▶ Instruction
Transcribe the listing verbatim. Do not carry over any pictures.
— Begin Given information —
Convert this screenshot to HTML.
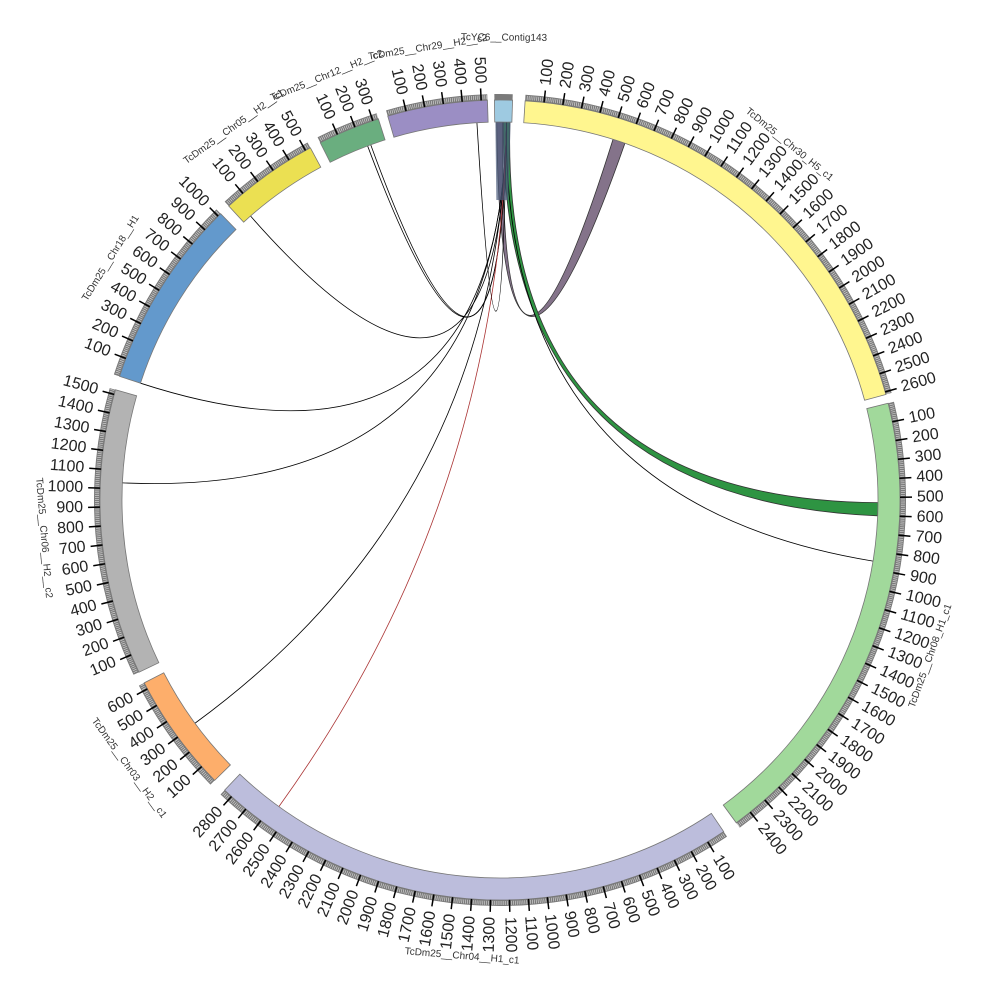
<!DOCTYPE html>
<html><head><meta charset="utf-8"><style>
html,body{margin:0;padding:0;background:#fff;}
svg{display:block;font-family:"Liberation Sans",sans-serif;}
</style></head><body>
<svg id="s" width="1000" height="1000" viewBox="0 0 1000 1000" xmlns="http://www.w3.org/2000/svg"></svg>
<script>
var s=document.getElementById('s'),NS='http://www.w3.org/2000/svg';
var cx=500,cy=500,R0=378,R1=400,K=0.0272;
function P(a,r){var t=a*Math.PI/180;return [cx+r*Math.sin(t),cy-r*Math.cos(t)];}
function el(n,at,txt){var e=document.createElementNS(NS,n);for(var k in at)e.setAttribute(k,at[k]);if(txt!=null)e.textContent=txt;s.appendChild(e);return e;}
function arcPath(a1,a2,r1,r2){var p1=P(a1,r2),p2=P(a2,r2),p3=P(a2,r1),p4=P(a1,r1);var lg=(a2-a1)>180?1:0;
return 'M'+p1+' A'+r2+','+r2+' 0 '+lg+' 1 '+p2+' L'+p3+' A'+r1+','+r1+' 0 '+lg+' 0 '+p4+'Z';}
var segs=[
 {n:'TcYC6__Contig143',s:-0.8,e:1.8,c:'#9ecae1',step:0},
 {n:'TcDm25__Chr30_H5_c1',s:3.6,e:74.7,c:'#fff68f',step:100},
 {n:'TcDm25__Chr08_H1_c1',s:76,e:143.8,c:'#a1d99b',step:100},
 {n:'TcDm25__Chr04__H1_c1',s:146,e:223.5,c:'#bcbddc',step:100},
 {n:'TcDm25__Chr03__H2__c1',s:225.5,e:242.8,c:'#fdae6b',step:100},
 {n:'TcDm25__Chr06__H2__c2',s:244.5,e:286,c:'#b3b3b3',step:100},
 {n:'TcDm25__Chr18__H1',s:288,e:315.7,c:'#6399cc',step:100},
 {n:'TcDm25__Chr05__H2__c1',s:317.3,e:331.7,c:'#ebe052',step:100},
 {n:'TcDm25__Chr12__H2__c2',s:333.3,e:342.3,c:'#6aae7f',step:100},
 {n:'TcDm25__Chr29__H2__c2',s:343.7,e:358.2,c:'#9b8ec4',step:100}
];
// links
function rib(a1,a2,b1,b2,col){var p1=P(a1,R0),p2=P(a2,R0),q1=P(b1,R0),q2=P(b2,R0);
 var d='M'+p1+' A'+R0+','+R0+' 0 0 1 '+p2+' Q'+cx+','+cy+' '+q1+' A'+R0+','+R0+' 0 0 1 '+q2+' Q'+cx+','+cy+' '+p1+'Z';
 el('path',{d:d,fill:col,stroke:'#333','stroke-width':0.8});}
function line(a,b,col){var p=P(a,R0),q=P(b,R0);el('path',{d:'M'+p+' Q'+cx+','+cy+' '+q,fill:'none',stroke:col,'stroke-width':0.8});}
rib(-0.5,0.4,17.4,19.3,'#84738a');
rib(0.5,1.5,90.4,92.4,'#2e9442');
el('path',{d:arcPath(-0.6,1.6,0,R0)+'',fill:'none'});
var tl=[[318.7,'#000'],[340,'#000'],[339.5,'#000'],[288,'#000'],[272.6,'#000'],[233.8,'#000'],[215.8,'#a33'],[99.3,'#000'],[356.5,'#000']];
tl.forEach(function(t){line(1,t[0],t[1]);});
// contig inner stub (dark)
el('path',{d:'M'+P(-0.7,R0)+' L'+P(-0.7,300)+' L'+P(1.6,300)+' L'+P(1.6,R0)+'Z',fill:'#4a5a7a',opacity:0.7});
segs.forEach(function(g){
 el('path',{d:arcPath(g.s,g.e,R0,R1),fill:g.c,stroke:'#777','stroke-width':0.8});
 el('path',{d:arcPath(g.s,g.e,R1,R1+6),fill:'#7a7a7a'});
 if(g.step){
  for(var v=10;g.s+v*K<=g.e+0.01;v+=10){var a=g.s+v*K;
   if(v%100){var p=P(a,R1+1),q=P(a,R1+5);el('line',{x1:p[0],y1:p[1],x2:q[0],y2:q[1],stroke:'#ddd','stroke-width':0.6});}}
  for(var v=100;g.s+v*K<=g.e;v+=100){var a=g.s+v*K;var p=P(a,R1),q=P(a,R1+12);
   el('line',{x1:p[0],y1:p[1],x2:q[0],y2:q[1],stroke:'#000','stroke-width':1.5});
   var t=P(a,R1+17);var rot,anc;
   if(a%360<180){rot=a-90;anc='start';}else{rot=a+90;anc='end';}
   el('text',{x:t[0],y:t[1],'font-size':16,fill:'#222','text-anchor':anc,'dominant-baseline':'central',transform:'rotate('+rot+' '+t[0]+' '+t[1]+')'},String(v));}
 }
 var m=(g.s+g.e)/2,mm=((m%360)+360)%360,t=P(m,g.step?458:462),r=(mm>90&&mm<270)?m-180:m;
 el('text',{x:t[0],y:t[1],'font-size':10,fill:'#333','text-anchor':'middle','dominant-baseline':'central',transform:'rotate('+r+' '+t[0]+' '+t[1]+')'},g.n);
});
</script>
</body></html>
— End Given information —
▶ Task output
Convert this screenshot to HTML.
<!DOCTYPE html>
<html><head><meta charset="utf-8"><style>
html,body{margin:0;padding:0;background:#fff;}
svg{display:block;font-family:"Liberation Sans",sans-serif;}
</style></head><body>
<svg id="s" width="1000" height="1000" viewBox="0 0 1000 1000" xmlns="http://www.w3.org/2000/svg"></svg>
<script>
var s=document.getElementById('s'),NS='http://www.w3.org/2000/svg';
var cx=500,cy=500,R0=378,R1=400,K=0.0272;
function P(a,r){var t=a*Math.PI/180;return [cx+r*Math.sin(t),cy-r*Math.cos(t)];}
function el(n,at,txt){var e=document.createElementNS(NS,n);for(var k in at)e.setAttribute(k,at[k]);if(txt!=null)e.textContent=txt;s.appendChild(e);return e;}
function arcPath(a1,a2,r1,r2){var p1=P(a1,r2),p2=P(a2,r2),p3=P(a2,r1),p4=P(a1,r1);var lg=(a2-a1)>180?1:0;
return 'M'+p1+' A'+r2+','+r2+' 0 '+lg+' 1 '+p2+' L'+p3+' A'+r1+','+r1+' 0 '+lg+' 0 '+p4+'Z';}
var segs=[
 {n:'TcYC6__Contig143',s:-0.8,e:1.8,c:'#9ecae1',step:0},
 {n:'TcDm25__Chr30_H5_c1',s:3.6,e:74.7,c:'#fff68f',step:100},
 {n:'TcDm25__Chr08_H1_c1',s:76,e:143.8,c:'#a1d99b',step:100},
 {n:'TcDm25__Chr04__H1_c1',s:146,e:223.5,c:'#bcbddc',step:100},
 {n:'TcDm25__Chr03__H2__c1',s:225.5,e:242.8,c:'#fdae6b',step:100},
 {n:'TcDm25__Chr06__H2__c2',s:244.5,e:286,c:'#b3b3b3',step:100},
 {n:'TcDm25__Chr18__H1',s:288,e:315.7,c:'#6399cc',step:100},
 {n:'TcDm25__Chr05__H2__c1',s:317.3,e:331.7,c:'#ebe052',step:100},
 {n:'TcDm25__Chr12__H2__c2',s:333.3,e:342.3,c:'#6aae7f',step:100},
 {n:'TcDm25__Chr29__H2__c2',s:343.7,e:358.2,c:'#9b8ec4',step:100}
];
// links
function rib(a1,a2,b1,b2,col){var p1=P(a1,R0),p2=P(a2,R0),q1=P(b1,R0),q2=P(b2,R0);
 var d='M'+p1+' A'+R0+','+R0+' 0 0 1 '+p2+' Q'+cx+','+cy+' '+q1+' A'+R0+','+R0+' 0 0 1 '+q2+' Q'+cx+','+cy+' '+p1+'Z';
 el('path',{d:d,fill:col,stroke:'#333','stroke-width':0.8});}
function line(a,b,col){var p=P(a,R0),q=P(b,R0);el('path',{d:'M'+p+' Q'+cx+','+cy+' '+q,fill:'none',stroke:col,'stroke-width':0.8});}
rib(-0.5,0.4,17.4,19.3,'#84738a');
rib(0.5,1.5,90.4,92.4,'#2e9442');
el('path',{d:arcPath(-0.6,1.6,0,R0)+'',fill:'none'});
var tl=[[318.7,'#000'],[340,'#000'],[339.5,'#000'],[288,'#000'],[272.6,'#000'],[233.8,'#000'],[215.8,'#a33'],[99.3,'#000'],[356.5,'#000']];
tl.forEach(function(t){line(1,t[0],t[1]);});
// contig inner stub (dark)
el('path',{d:'M'+P(-0.7,R0)+' L'+P(-0.7,300)+' L'+P(1.6,300)+' L'+P(1.6,R0)+'Z',fill:'#4a5a7a',opacity:0.7});
segs.forEach(function(g){
 el('path',{d:arcPath(g.s,g.e,R0,R1),fill:g.c,stroke:'#777','stroke-width':0.8});
 el('path',{d:arcPath(g.s,g.e,R1,R1+6),fill:'#7a7a7a'});
 if(g.step){
  for(var v=10;g.s+v*K<=g.e+0.01;v+=10){var a=g.s+v*K;
   if(v%100){var p=P(a,R1+1),q=P(a,R1+5);el('line',{x1:p[0],y1:p[1],x2:q[0],y2:q[1],stroke:'#ddd','stroke-width':0.6});}}
  for(var v=100;g.s+v*K<=g.e;v+=100){var a=g.s+v*K;var p=P(a,R1),q=P(a,R1+12);
   el('line',{x1:p[0],y1:p[1],x2:q[0],y2:q[1],stroke:'#000','stroke-width':1.5});
   var t=P(a,R1+17);var rot,anc;
   if(a%360<180){rot=a-90;anc='start';}else{rot=a+90;anc='end';}
   el('text',{x:t[0],y:t[1],'font-size':16,fill:'#222','text-anchor':anc,'dominant-baseline':'central',transform:'rotate('+rot+' '+t[0]+' '+t[1]+')'},String(v));}
 }
 var m=(g.s+g.e)/2,mm=((m%360)+360)%360,t=P(m,g.step?458:462),r=(mm>90&&mm<270)?m-180:m;
 el('text',{x:t[0],y:t[1],'font-size':10,fill:'#333','text-anchor':'middle','dominant-baseline':'central',transform:'rotate('+r+' '+t[0]+' '+t[1]+')'},g.n);
});
</script>
</body></html>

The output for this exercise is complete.